Entries with chart source code
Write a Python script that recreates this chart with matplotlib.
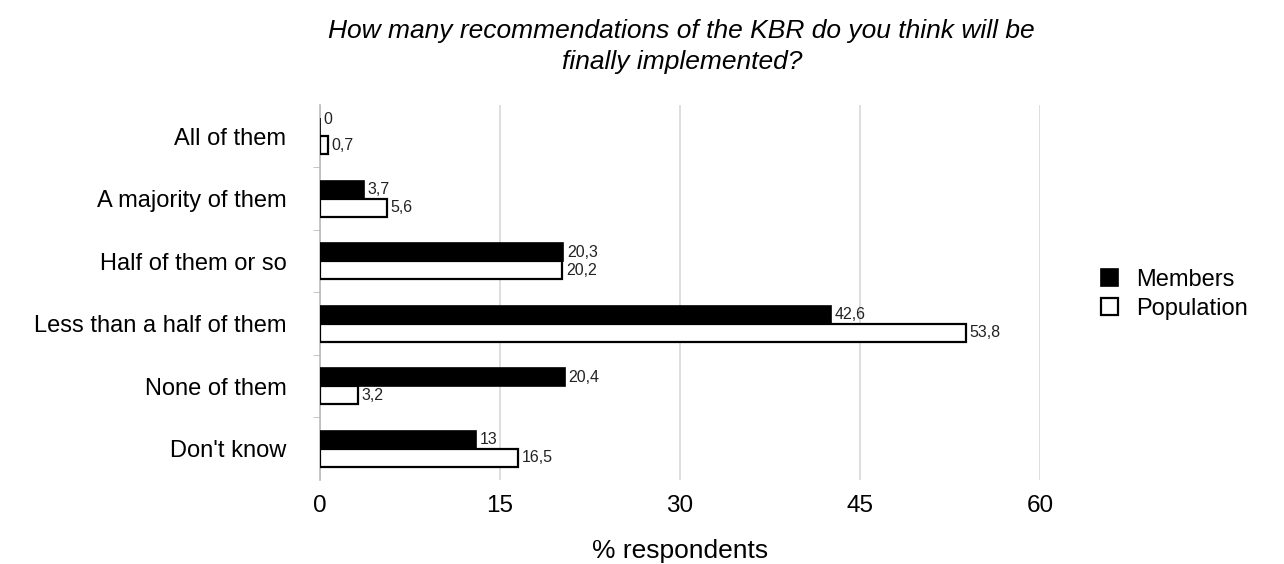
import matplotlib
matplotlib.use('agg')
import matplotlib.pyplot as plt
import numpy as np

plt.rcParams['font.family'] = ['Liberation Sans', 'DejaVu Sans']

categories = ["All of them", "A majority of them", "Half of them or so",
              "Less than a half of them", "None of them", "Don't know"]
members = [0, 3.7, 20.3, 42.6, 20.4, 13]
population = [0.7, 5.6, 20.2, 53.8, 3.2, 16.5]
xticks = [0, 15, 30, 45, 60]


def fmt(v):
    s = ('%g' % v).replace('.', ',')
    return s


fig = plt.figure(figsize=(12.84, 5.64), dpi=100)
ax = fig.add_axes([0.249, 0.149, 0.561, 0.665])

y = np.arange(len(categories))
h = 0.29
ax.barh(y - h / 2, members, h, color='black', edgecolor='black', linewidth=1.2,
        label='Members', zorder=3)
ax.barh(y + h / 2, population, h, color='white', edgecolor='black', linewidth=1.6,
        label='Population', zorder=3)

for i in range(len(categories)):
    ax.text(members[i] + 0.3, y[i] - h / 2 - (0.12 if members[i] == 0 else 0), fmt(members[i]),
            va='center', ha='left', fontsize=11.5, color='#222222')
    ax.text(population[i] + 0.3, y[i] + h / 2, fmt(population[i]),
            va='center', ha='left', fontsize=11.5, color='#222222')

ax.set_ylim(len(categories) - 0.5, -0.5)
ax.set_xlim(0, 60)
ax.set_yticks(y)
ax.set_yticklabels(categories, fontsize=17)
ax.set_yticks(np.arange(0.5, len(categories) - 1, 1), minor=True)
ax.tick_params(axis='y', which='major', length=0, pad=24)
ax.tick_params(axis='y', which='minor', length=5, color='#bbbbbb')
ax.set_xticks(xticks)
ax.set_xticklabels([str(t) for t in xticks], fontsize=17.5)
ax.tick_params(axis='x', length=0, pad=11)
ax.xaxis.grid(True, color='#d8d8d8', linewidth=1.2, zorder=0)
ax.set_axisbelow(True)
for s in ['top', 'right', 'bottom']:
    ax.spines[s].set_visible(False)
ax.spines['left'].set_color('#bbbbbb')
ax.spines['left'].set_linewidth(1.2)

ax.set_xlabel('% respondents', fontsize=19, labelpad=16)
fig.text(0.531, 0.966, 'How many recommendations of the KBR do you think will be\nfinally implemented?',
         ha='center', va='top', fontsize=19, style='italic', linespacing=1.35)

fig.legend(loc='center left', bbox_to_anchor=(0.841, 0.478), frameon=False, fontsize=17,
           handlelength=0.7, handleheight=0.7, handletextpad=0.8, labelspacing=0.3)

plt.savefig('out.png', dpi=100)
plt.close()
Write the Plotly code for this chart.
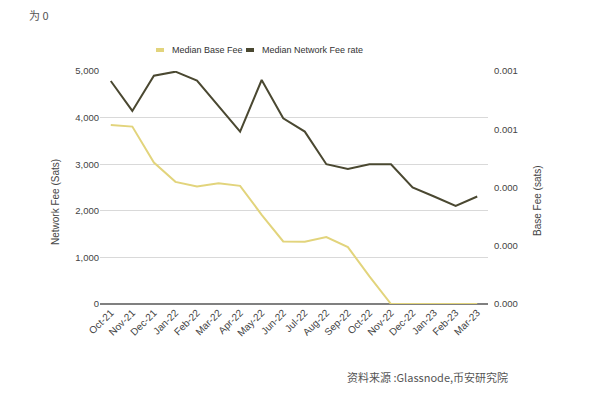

### Description of the task
Exactly restate the lines from the beginning of the data through the line with "plt.rcParams['font.family'] = ['Liberation", and no others, keeping pictures out.

### Solution
Write a Python script that recreates this chart with matplotlib.
import matplotlib
matplotlib.use('agg')
import matplotlib.pyplot as plt
import numpy as np

plt.rcParams['font.family'] = ['Liberation Sans', 'DejaVu Sans']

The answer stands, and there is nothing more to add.